Documentaire réalisé par Emerance Dubas
Sortie nationale le 23 novembre
En partenariat avec la Fondation des Femmes, Le Planning Familial, Nous Toutes, la Fédération Solidarité Femmes, Osez le Féminisme et Causette, la 7ème Obsession & les Inrocks.
Bande annonce https://www.facebook.com/arizonadistribution/videos/857956572236486
Insoumises, rebelles, incomprises ou simplement mal-aimées. Comme tant d’autres femmes, Édith, Michèle, Éveline et Fabienne ont été placées en maison de correction à l’adolescence. Aujourd’hui, portée par une incroyable force de vie, chacune raconte son histoire et révèle le sort bouleversant réservé à ces « mauvaises filles » jusqu’à la fin des années 1970 en France.
Alors que la caméra se déplace lentement (travellings latéraux profondeur de champ) pour donner à voir une cartographie de ce que fut l’enfermement, le spectateur est guidé par une voix off, celle d’Edith qui, précisément a vécu dans ce lieu, avec ses cloisonnements (répartition de l’espace censée épouser des dysfonctionnements caractériels), ses escaliers (qu’il fallait gravir à genoux « quand ça allait mal ») ses murs, ses couloirs. C’est la séquence d’ouverture. Sorte de prologue qui « encode » le film : lacérations, vitres éventrées, moisissures, ne sont-elles pas comme les stigmates des souffrances endurées par ces jeunes filles séquestrées maltraitées (par ….des « bonnes sœurs ») exclues de la société ?
En allant à la rencontre d’Edith, d’Eveline de Michèle de Fabienne, -qui est aussi rencontre avec leur passé- (elles avaient 11 ans 16 ans dans les années 50 60) Emerance Dubas fait advenir grâce à leur voix mémoire, la puissance de témoignages et se lit en filigrane toute une période de politique sociale "inhumaine" scandaleuse, mise en œuvre au quotidien par l’Eglise catholique (bonnes sœurs, Bon Pasteur !!!).
Certaines adolescentes ont été placées à la demande des parents, d’autres étaient déjà enfants de l’assistance.
Placées parce que "déviantes" "irrécupérables" ?
Ce documentaire va tordre le cou à ces sordides clichés
Nous pénétrons dans l’intimité d’un appartement (Eveline s’adonne à la peinture, présence d’un piano chez Fabienne) comme dans celle d’une conscience, sans effraction (Michèle souvent accompagnée de sa petite fille commente les extraits de lettres qu’elle lit) alors que la voix d’Edith prolonge notre approche d’un " vécu" plus que traumatisant (au spectateur de « concrétiser » ce que sa parole suggère)

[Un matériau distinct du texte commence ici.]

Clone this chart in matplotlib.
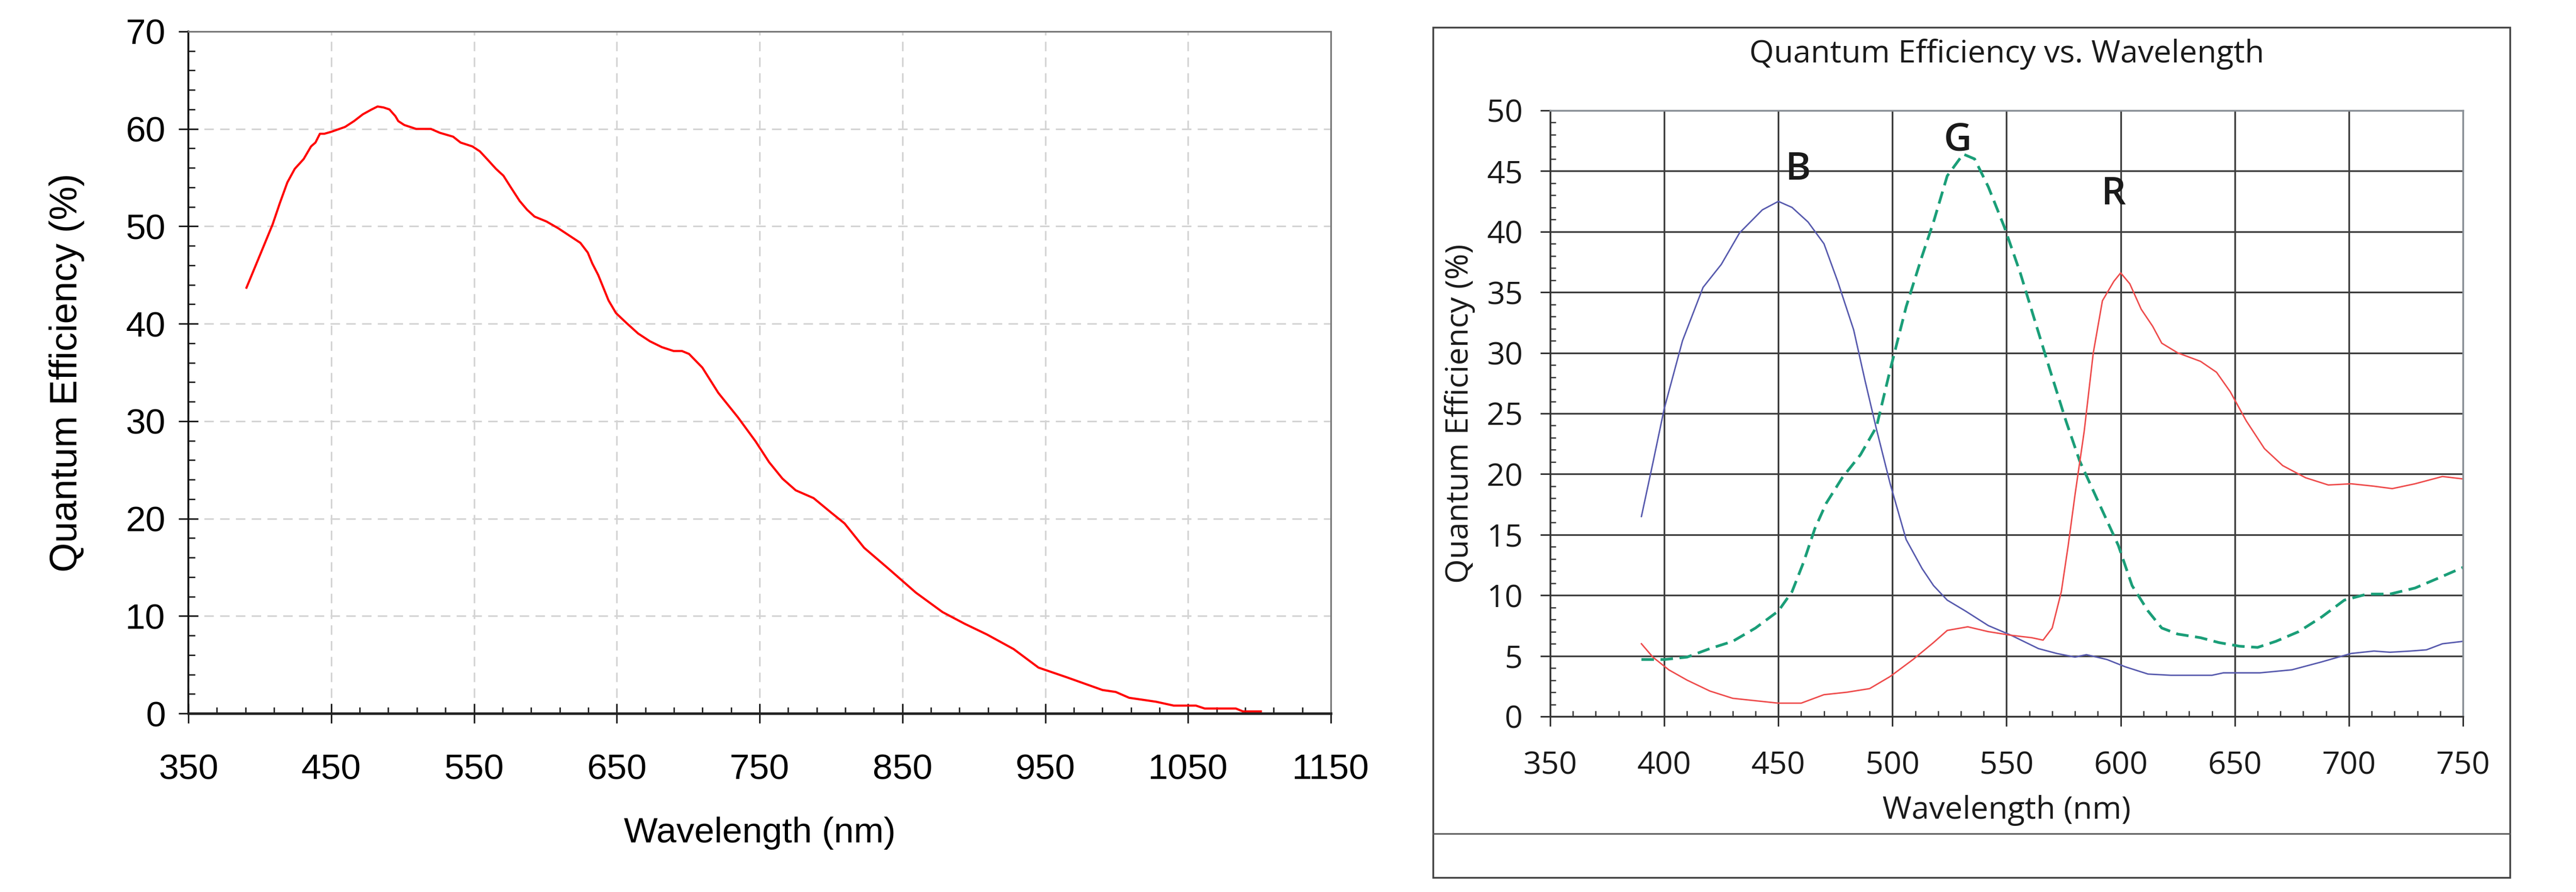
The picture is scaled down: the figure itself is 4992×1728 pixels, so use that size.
import numpy as np
import matplotlib
matplotlib.use('Agg')
import matplotlib.pyplot as plt
from matplotlib import font_manager
from matplotlib.ticker import MultipleLocator
from matplotlib.patches import Rectangle
from matplotlib.lines import Line2D

# left chart: mono sensor
mono_wl = [390.7, 401.7, 409, 414.1, 419.3, 424.5, 430.7, 435.9, 439, 442.1, 445.2, 450,
           459.7, 466, 472.2, 478.4, 482.5, 486.7, 490.8, 495, 497, 501.2, 509.5, 519.8,
           526.1, 535.4, 540.6, 548.9, 554.1, 559.2, 565.4, 570.6, 575.8, 582, 587.2,
           592.4, 600.7, 609, 615.2, 624.5, 629.7, 632.8, 637, 644.2, 649.4, 656.6, 664.9,
           673.2, 681.5, 689.8, 695.6, 700.6, 709.9, 721.1, 734.8, 747.3, 756.6, 766,
           775.3, 787.8, 800.2, 809.5, 823.2, 840.7, 859.4, 878.1, 893.6, 909.2, 927.9,
           945.3, 965.2, 990.1, 999.4, 1008.8, 1027.5, 1040, 1055.5, 1061.7, 1083.5,
           1088.5, 1101]
mono_qe = [43.7, 47.6, 50.2, 52.4, 54.5, 55.9, 56.9, 58.2, 58.6, 59.5, 59.5, 59.7,
           60.2, 60.8, 61.5, 62.0, 62.3, 62.2, 62.0, 61.3, 60.8, 60.4, 60.0, 60.0,
           59.6, 59.2, 58.6, 58.2, 57.7, 56.9, 55.9, 55.2, 54.0, 52.6, 51.7,
           51.0, 50.5, 49.8, 49.2, 48.3, 47.3, 46.2, 45.0, 42.4, 41.1, 40.1, 39.0,
           38.2, 37.6, 37.2, 37.2, 36.9, 35.5, 32.9, 30.4, 27.9, 25.8, 24.1,
           22.9, 22.1, 20.6, 19.5, 17.0, 14.8, 12.4, 10.4, 9.2, 8.1, 6.6,
           4.7, 3.7, 2.4, 2.2, 1.6, 1.2, 0.8, 0.8, 0.5, 0.5,
           0.2, 0.2]
mono_xticks = [350, 450, 550, 650, 750, 850, 950, 1050, 1150]
mono_yticks = [0, 10, 20, 30, 40, 50, 60, 70]

# right chart: colour sensor
b_wl = [390, 395, 400, 408, 417, 425, 433, 443, 450, 456, 463, 470, 476, 483, 488, 493,
        499, 506, 513, 518, 524, 532, 542, 552, 564, 572, 580, 585, 594, 602, 612, 622,
        640, 645, 661, 675, 688, 701, 711, 718, 727, 734, 741, 750]
b_qe = [16.5, 20.9, 25.4, 31.0, 35.4, 37.3, 39.9, 41.8, 42.5, 42.0, 40.8, 39.0, 35.9,
        31.9, 27.7, 23.7, 19.2, 14.6, 12.2, 10.8, 9.6, 8.7, 7.5, 6.7, 5.6, 5.2, 4.9, 5.1,
        4.7, 4.1, 3.5, 3.4, 3.4, 3.6, 3.6, 3.85, 4.5, 5.2, 5.4, 5.3, 5.4, 5.5, 6.0, 6.2]

g_wl = [390, 400, 410, 420, 430, 440, 450, 456, 461, 466, 471, 478, 486, 493, 499, 506,
        513, 518, 524, 531, 536, 542, 549, 556, 562, 569, 576, 582, 590, 599, 605, 612,
        618, 625, 635, 643, 652, 660, 668, 678, 688, 698, 708, 718, 729, 739, 750]
g_qe = [4.7, 4.7, 4.9, 5.6, 6.2, 7.3, 8.7, 10.3, 12.7, 15.5, 17.6, 19.7, 21.6, 23.9, 28.6,
        33.8, 38.0, 40.8, 44.6, 46.4, 46.0, 43.7, 40.4, 36.6, 32.9, 28.6, 24.4, 21.1,
        17.8, 14.1, 10.8, 8.7, 7.3, 6.8, 6.5, 6.1, 5.8, 5.7, 6.2, 7.0, 8.2, 9.6, 10.1,
        10.1, 10.6, 11.4, 12.3]

r_wl = [390, 395, 402, 410, 420, 430, 440, 450, 460, 470, 480, 490, 499, 509, 518, 524,
        533, 542, 552, 561, 566, 570, 574, 577, 580, 584, 588, 592, 597, 600, 604, 609,
        614, 618, 625, 635, 642, 648, 655, 663, 671, 681, 691, 701, 711, 719, 729, 741, 750]
r_qe = [6.0, 4.9, 3.85, 3.0, 2.1, 1.5, 1.3, 1.1, 1.1, 1.8, 2.0, 2.3, 3.3, 4.7, 6.1, 7.1,
        7.4, 7.0, 6.7, 6.5, 6.3, 7.3, 10.3, 14.1, 18.3, 23.5, 30.0, 34.3, 35.9, 36.6, 35.7,
        33.6, 32.2, 30.8, 30.0, 29.3, 28.4, 26.8, 24.4, 22.1, 20.7, 19.7, 19.1, 19.2, 19.0,
        18.8, 19.2, 19.8, 19.6]

peak_labels = ['B', 'G', 'R']
peak_x = [458.8, 528.6, 596.9]
peak_y = [45.1, 47.5, 43.05]

names = {f.name for f in font_manager.fontManager.ttflist}
narrow = 'Liberation Sans Narrow' if 'Liberation Sans Narrow' in names else 'Liberation Sans'
nsize = 55 if narrow == 'Liberation Sans Narrow' else 50

fig = plt.figure(figsize=(49.92, 17.28), dpi=100)

# ---- left chart ----
ax1 = fig.add_axes([0.07312, 0.20023, 0.44351, 0.76447])
ax1.plot(mono_wl, mono_qe, color='#ff0000', lw=3)
ax1.set_xlim(350, 1150)
ax1.set_ylim(0, 70)
ax1.set_xticks(mono_xticks)
ax1.set_xticks(np.arange(370, 1150, 20), minor=True)
ax1.set_yticks(mono_yticks)
ax1.yaxis.set_minor_locator(MultipleLocator(2))
ax1.grid(True, which='major', color='#d4d4d4', lw=2.2, ls=(0, (6, 4)))
ax1.set_axisbelow(True)
for side in ['top', 'right']:
    ax1.spines[side].set_color('#777777')
    ax1.spines[side].set_linewidth(2.2)
ax1.spines['left'].set_color('#111111')
ax1.spines['left'].set_linewidth(2.6)
ax1.spines['bottom'].set_color('#222222')
ax1.spines['bottom'].set_linewidth(3.5)
ax1.tick_params(which='major', direction='inout', length=28, width=2.2, color='#222222',
                labelsize=nsize, labelfontfamily=narrow)
ax1.tick_params(which='minor', direction='in', length=9, width=2, color='#222222')
ax1.tick_params(axis='x', which='major', pad=42)
ax1.tick_params(axis='y', which='major', pad=18)
ax1.set_xlabel('Wavelength (nm)', fontfamily=narrow, fontsize=nsize, va='center')
ax1.xaxis.set_label_coords(0.5, -0.1756)
ax1.set_ylabel('Quantum Efficiency (%)', fontfamily='Liberation Sans', fontsize=53, va='center')
ax1.yaxis.set_label_coords(-0.1066, 0.5)

# ---- right chart frame ----
fig.patches.append(Rectangle((0.55629, 0.0162), 0.41807, 0.95313, transform=fig.transFigure,
                             fill=False, ec='#444444', lw=2.5))
fig.add_artist(Line2D([0.55629, 0.97436], [0.06539, 0.06539], transform=fig.transFigure,
                      color='#555555', lw=2))

# ---- right chart ----
ax2 = fig.add_axes([0.60176, 0.19676, 0.35437, 0.6794])
ax2.plot(b_wl, b_qe, color='#5659ad', lw=2)
ax2.plot(g_wl, g_qe, color='#1a9e78', lw=3.8, ls=(0, (4.6, 2.4)))
ax2.plot(r_wl, r_qe, color='#ee4b4b', lw=2)
ax2.set_xlim(350, 750)
ax2.set_ylim(0, 50)
ax2.xaxis.set_major_locator(MultipleLocator(50))
ax2.xaxis.set_minor_locator(MultipleLocator(10))
ax2.yaxis.set_major_locator(MultipleLocator(5))
ax2.yaxis.set_minor_locator(MultipleLocator(1))
ax2.grid(True, which='major', color='#3c3c3c', lw=2.4)
ax2.set_axisbelow(True)
for side in ['top', 'right']:
    ax2.spines[side].set_color('#8a9097')
    ax2.spines[side].set_linewidth(2.4)
for side in ['left', 'bottom']:
    ax2.spines[side].set_color('#333333')
    ax2.spines[side].set_linewidth(2.4)
ax2.tick_params(which='major', direction='out', length=14, width=2.2, color='#333333',
                labelsize=44, labelfontfamily='Open Sans', labelcolor='#1a1a1a')
ax2.tick_params(which='minor', direction='in', length=8, width=1.8, color='#333333')
ax2.tick_params(axis='x', which='major', pad=33)
ax2.tick_params(axis='y', which='major', pad=24)
ax2.set_title('Quantum Efficiency vs. Wavelength', fontfamily='Open Sans', fontsize=44,
              y=1.086, va='center', color='#1a1a1a')
ax2.set_xlabel('Wavelength (nm)', fontfamily='Open Sans', fontsize=44, va='center', color='#1a1a1a')
ax2.xaxis.set_label_coords(0.5, -0.155)
ax2.set_ylabel('Quantum Efficiency (%)', fontfamily='Open Sans', fontsize=44, va='center', color='#1a1a1a')
ax2.yaxis.set_label_coords(-0.0989, 0.5)
for lab, x, y in zip(peak_labels, peak_x, peak_y):
    ax2.text(x, y, lab, fontfamily='Open Sans', fontsize=54, fontweight='semibold',
             ha='center', va='center', color='#1a1a1a')

fig.savefig('out.png', dpi=100)
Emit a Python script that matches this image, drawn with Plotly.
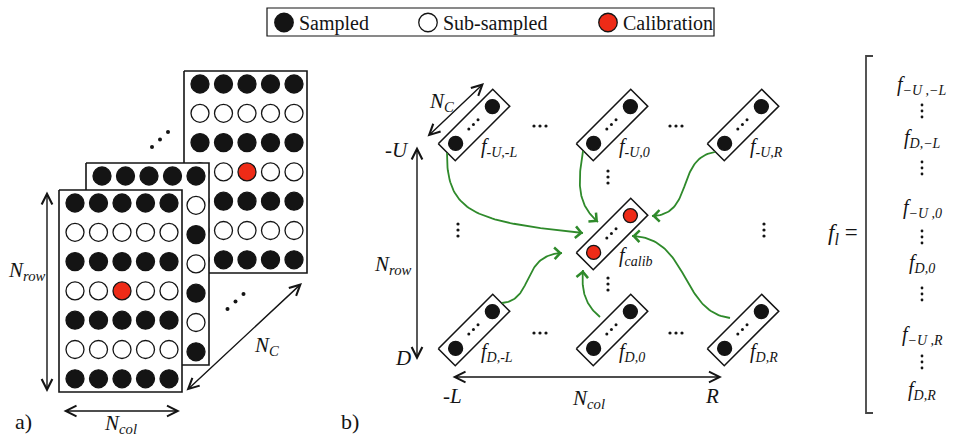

Paroles ressuscitées, photographies, extraits de documents. Au montage les raccords entre les rencontres/interviews sont assurés par des plans sur les intérieurs de ces maisons/prisons et le tempo l’est à la fois par cette alternance et par des gradations dans les révélations. Comble d’ironie ! Des extraits d’un film en noir et blanc – de propagande ?- semblent « contredire » les paroles /témoignages.
Ces paroles de septuagénaires qui, avec une retenue poignante (cf au tout début Eveline évoquant son viol à l’âge de 11 ans) un franc parler (Eveline Fabienne) et jusque-là inécoutées, mettent à nu une vérité (que l’on avait délibérément occultée) Oui Fabienne a fugué, oui Eveline était un « petit diable ». Fallait-il pour autant recourir aux brimades - maltraitances, humiliations , cachot ? et pourtant c’est avec un calme et une forme de sérénité qui forcent le respect que ces femmes, ces « cabossées de la vie » s’expriment face à la caméra d’Emerance Dubas (Or beaucoup de femmes meurtries par ces années de sévices souffrent aujourd’hui d’amnésie post-traumatique, de dissociation)
Faut-il rappeler que le documentaire est comme une mémoire du monde ?
Gageons que celui-ci « qui lève le voile sur un secret bien gardé »et qui est « témoignage unique de la condition féminine de l’époque » non seulement laissera -dans notre mémoire collective- des traces « de cette vie de chien » mais qu’il incitera les pouvoirs publics à « réagir »
Signalons que les anciennes du Bon Pasteur, soutenues par Maitre Frank Berton et Maitre Yasmina Belmokhtar, se sont réunies au sein d’une association, et commencent à manifester un peu partout en France. Le rdv est pris pour la fin novembre, devant le ministère de la justice à Paris.